Samsung use 'sell-in' figure, Apple use 'sell-out'. I think shipped to a retailer or AT&T (Samsung) is quite different than shipped to user. (Apple)

I agree with you and that was exactly the point I was making. Apple's figures are far more reliable figures of how many phones are actually in customer's hands than what Samsung and many others always report.
 
I agree with you and that was exactly the point I was making.
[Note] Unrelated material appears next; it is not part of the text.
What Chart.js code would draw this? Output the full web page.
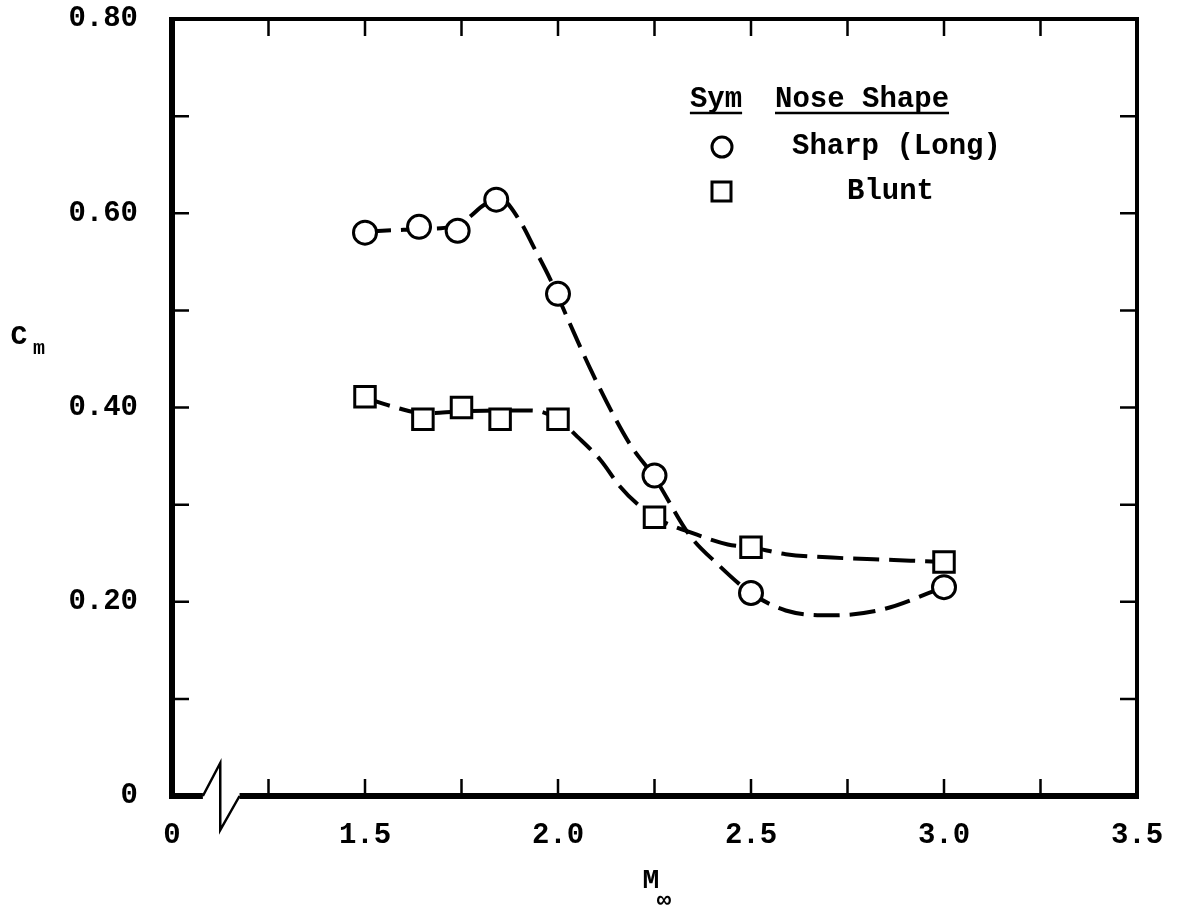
<!DOCTYPE html>
<html>
<head>
<meta charset="utf-8">
<script src="https://cdn.jsdelivr.net/npm/chart.js@4.4.0/dist/chart.umd.min.js"></script>
<style>
  html, body { margin: 0; padding: 0; background: #fff; }
</style>
</head>
<body>
<canvas id="cmChart" width="1193" height="909"></canvas>
<script>
// test points (Mach number vs Cm)
const sharpMach = [1.50, 1.64, 1.74, 1.84, 2.00, 2.25, 2.50, 3.00];
const sharpCm   = [0.580, 0.586, 0.582, 0.614, 0.517, 0.330, 0.209, 0.215];
const bluntMach = [1.50, 1.65, 1.75, 1.85, 2.00, 2.25, 2.50, 3.00];
const bluntCm   = [0.411, 0.388, 0.400, 0.388, 0.388, 0.287, 0.256, 0.241];

// faired (dashed) curves
const sharpFairMach = [1.50, 1.60, 1.67, 1.72, 1.76, 1.81, 1.85, 1.90, 1.94, 1.98, 2.03, 2.08, 2.14, 2.19, 2.25, 2.34, 2.41, 2.50, 2.59, 2.71, 2.84, 3.00];
const sharpFairCm   = [0.581, 0.583, 0.584, 0.586, 0.593, 0.609, 0.615, 0.593, 0.563, 0.532, 0.487, 0.443, 0.395, 0.360, 0.328, 0.269, 0.240, 0.209, 0.191, 0.186, 0.192, 0.215];
const bluntFairMach = [1.50, 1.58, 1.65, 1.75, 1.85, 1.93, 2.00, 2.05, 2.11, 2.16, 2.21, 2.25, 2.36, 2.44, 2.50, 2.59, 2.71, 2.87, 3.00];
const bluntFairCm   = [0.410, 0.400, 0.394, 0.396, 0.397, 0.397, 0.388, 0.370, 0.346, 0.319, 0.299, 0.287, 0.269, 0.259, 0.256, 0.249, 0.2455, 0.243, 0.241];

// axis ticks (left end of the broken axis is labelled 0)
const xTickValues = [1.0, 1.5, 2.0, 2.5, 3.0, 3.5];
const xTickLabels = ['0', '1.5', '2.0', '2.5', '3.0', '3.5'];
const yTickValues = [0, 0.2, 0.4, 0.6, 0.8];
const yTickLabels = ['0', '0.20', '0.40', '0.60', '0.80'];

const FONT = 'Liberation Mono';

function pts(xs, ys) {
    return xs.map((x, i) => ({ x: x, y: ys[i] }));
}

function lookup(values, labels, v) {
    const i = values.findIndex(t => Math.abs(t - v) < 1e-6);
    return i >= 0 ? labels[i] : '';
}

const framePlugin = {
    id: 'frame',
    afterDraw(chart) {
        const ctx = chart.ctx;
        const xs = chart.scales.x, ys = chart.scales.y;
        const a = chart.chartArea;
        const L = a.left, R = a.right, T = a.top, B = a.bottom;
        ctx.save();
        ctx.strokeStyle = '#000';
        ctx.lineCap = 'butt';

        // top and right border
        ctx.lineWidth = 4;
        ctx.beginPath();
        ctx.moveTo(L, T); ctx.lineTo(R, T); ctx.lineTo(R, B + 2);
        ctx.stroke();

        // left axis
        ctx.lineWidth = 6;
        ctx.beginPath();
        ctx.moveTo(L, T - 2); ctx.lineTo(L, B + 3);
        ctx.stroke();

        // bottom axis with break
        const b1 = xs.getPixelForValue(1.08);
        const b2 = xs.getPixelForValue(1.125);
        const b3 = xs.getPixelForValue(1.175);
        ctx.beginPath();
        ctx.moveTo(L - 3, B); ctx.lineTo(b1, B);
        ctx.moveTo(b3, B); ctx.lineTo(R + 2, B);
        ctx.stroke();
        ctx.lineWidth = 2.5;
        ctx.lineJoin = 'miter';
        ctx.beginPath();
        ctx.moveTo(b1, B); ctx.lineTo(b2, B - 33); ctx.lineTo(b2, B + 34); ctx.lineTo(b3, B);
        ctx.stroke();

        // inward ticks
        ctx.lineWidth = 2.5;
        const tl = 17;
        ctx.beginPath();
        for (let v = 1.25; v < 3.5 - 1e-6; v += 0.25) {
            const px = xs.getPixelForValue(v);
            ctx.moveTo(px, B); ctx.lineTo(px, B - tl);
            ctx.moveTo(px, T); ctx.lineTo(px, T + tl);
        }
        for (let k = 1; k < 8; k++) {
            const py = ys.getPixelForValue(k / 10);
            ctx.moveTo(L, py); ctx.lineTo(L + tl, py);
            ctx.moveTo(R, py); ctx.lineTo(R - tl, py);
        }
        ctx.stroke();

        // axis titles
        ctx.fillStyle = '#000';
        ctx.textAlign = 'center';
        ctx.textBaseline = 'middle';
        ctx.font = 'bold 28px ' + FONT;
        ctx.fillText('C', 19, 337);
        ctx.fillText('M', 651, 881);
        ctx.font = 'bold 20px ' + FONT;
        ctx.fillText('m', 39, 349);
        ctx.font = 'bold 24px ' + FONT;
        ctx.fillText('\u221E', 664, 901);

        // legend
        ctx.font = 'bold 29px ' + FONT;
        ctx.textAlign = 'center';
        ctx.fillText('Sym', 716, 100);
        ctx.textAlign = 'left';
        ctx.fillText('Nose Shape', 775, 100);
        ctx.fillText('Sharp (Long)', 792, 147);
        ctx.fillText('Blunt', 847, 192);
        const wSym = ctx.measureText('Sym').width;
        const wNose = ctx.measureText('Nose Shape').width;
        ctx.lineWidth = 2.5;
        ctx.beginPath();
        ctx.moveTo(716 - wSym / 2, 113); ctx.lineTo(716 + wSym / 2, 113);
        ctx.moveTo(775, 113); ctx.lineTo(775 + wNose, 113);
        ctx.stroke();
        ctx.lineWidth = 3;
        ctx.beginPath();
        ctx.arc(722, 147, 10, 0, Math.PI * 2);
        ctx.stroke();
        ctx.strokeRect(712, 182, 19, 19);

        ctx.restore();
    }
};

const ctx = document.getElementById('cmChart').getContext('2d');

const cmChart = new Chart(ctx, {
    type: 'scatter',
    data: {
        datasets: [{
            label: 'Sharp (Long)',
            data: pts(sharpMach, sharpCm),
            pointStyle: 'circle',
            pointRadius: 11.5,
            pointBorderWidth: 3,
            pointBackgroundColor: '#fff',
            pointBorderColor: '#000',
            showLine: false,
            order: 0
        }, {
            label: 'Blunt',
            data: pts(bluntMach, bluntCm),
            pointStyle: 'rect',
            pointRadius: 14.5,
            pointBorderWidth: 3,
            pointBackgroundColor: '#fff',
            pointBorderColor: '#000',
            showLine: false,
            order: 0
        }, {
            label: 'Sharp fairing',
            data: pts(sharpFairMach, sharpFairCm),
            showLine: true,
            pointRadius: 0,
            borderColor: '#000',
            borderWidth: 4,
            borderDash: [26, 10],
            cubicInterpolationMode: 'monotone',
            order: 2
        }, {
            label: 'Blunt fairing',
            data: pts(bluntFairMach, bluntFairCm),
            showLine: true,
            pointRadius: 0,
            borderColor: '#000',
            borderWidth: 4,
            borderDash: [26, 10],
            cubicInterpolationMode: 'monotone',
            order: 2
        }]
    },
    options: {
        responsive: false,
        animation: false,
        devicePixelRatio: 1,
        layout: { padding: { top: 19, right: 56, left: 0, bottom: 0 } },
        plugins: {
            legend: { display: false },
            tooltip: { enabled: false }
        },
        scales: {
            x: {
                type: 'linear',
                position: 'bottom',
                min: 1.0,
                max: 3.5,
                grid: { display: false, drawTicks: false },
                border: { display: false },
                ticks: {
                    stepSize: 0.25,
                    autoSkip: false,
                    maxRotation: 0,
                    padding: 22,
                    color: '#000',
                    font: { family: FONT, weight: 'bold', size: 29 },
                    callback: v => lookup(xTickValues, xTickLabels, v)
                },
                afterFit: s => { s.height = 113; s.paddingLeft = 0; s.paddingRight = 0; }
            },
            y: {
                type: 'linear',
                position: 'left',
                min: 0,
                max: 0.8,
                grid: { display: false, drawTicks: false },
                border: { display: false },
                ticks: {
                    stepSize: 0.1,
                    autoSkip: false,
                    padding: 34,
                    color: '#000',
                    font: { family: FONT, weight: 'bold', size: 29 },
                    callback: v => lookup(yTickValues, yTickLabels, v)
                },
                afterFit: s => { s.width = 172; s.paddingTop = 0; s.paddingBottom = 0; }
            }
        }
    },
    plugins: [framePlugin]
});
</script>
</body>
</html>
Apple's figures are far more reliable figures of how many phones are actually in customer's hands than what Samsung and many others always report.

Do you have half the people in this thread on your "ignore list"?

There are many posts here that say that you are wrong, and they quote Apple's own SEC reports where Apple says that Apple counts units in carrier and store inventory as "sold".

"in customer's hands" isn't mentioned by Apple, but Apple does say that "shipped" and "sold" are usually the same thing.
 
Do you have half the people in this thread on your "ignore list"?

There are many posts here that say that you are wrong, and they quote Apple's own SEC reports where Apple says that Apple counts units in carrier and store inventory as "sold".

"in customer's hands" isn't mentioned by Apple, but Apple does say that "shipped" and "sold" are usually the same thing.

Which is still far more reliable than what Samsung and many others report as far as unit sales. :)
 
Whatever makes you feel good inside. I hope in other parts of your life you are more open to facts though.

:confused: I think reporting a combination of shipments and channel inventory provides a much more reliable picture of unit sales than reporting nothing. Do you disagree? Which facts are you confused by?
 
I don't trust anything Samsung says.. They are about as crooked as a company can get, and have horrible customer service. Twice I have been completely burned buying expensive Samsung TV's that broke under warranty, and twice Samsung essentially denied the warranty responsibility and sent me through a gauntlet of Tier one service representatives who were rude and 100% unhelpful.

When I have needed Apple customer service, it was like a night and day difference to Samsung.
 
:confused: I think reporting a combination of shipments and channel inventory provides a much more reliable picture of unit sales than reporting nothing. Do you disagree? Which facts are you confused by?

Apple said "9 million", not "5.5M sell-through and 3.5M in the channel".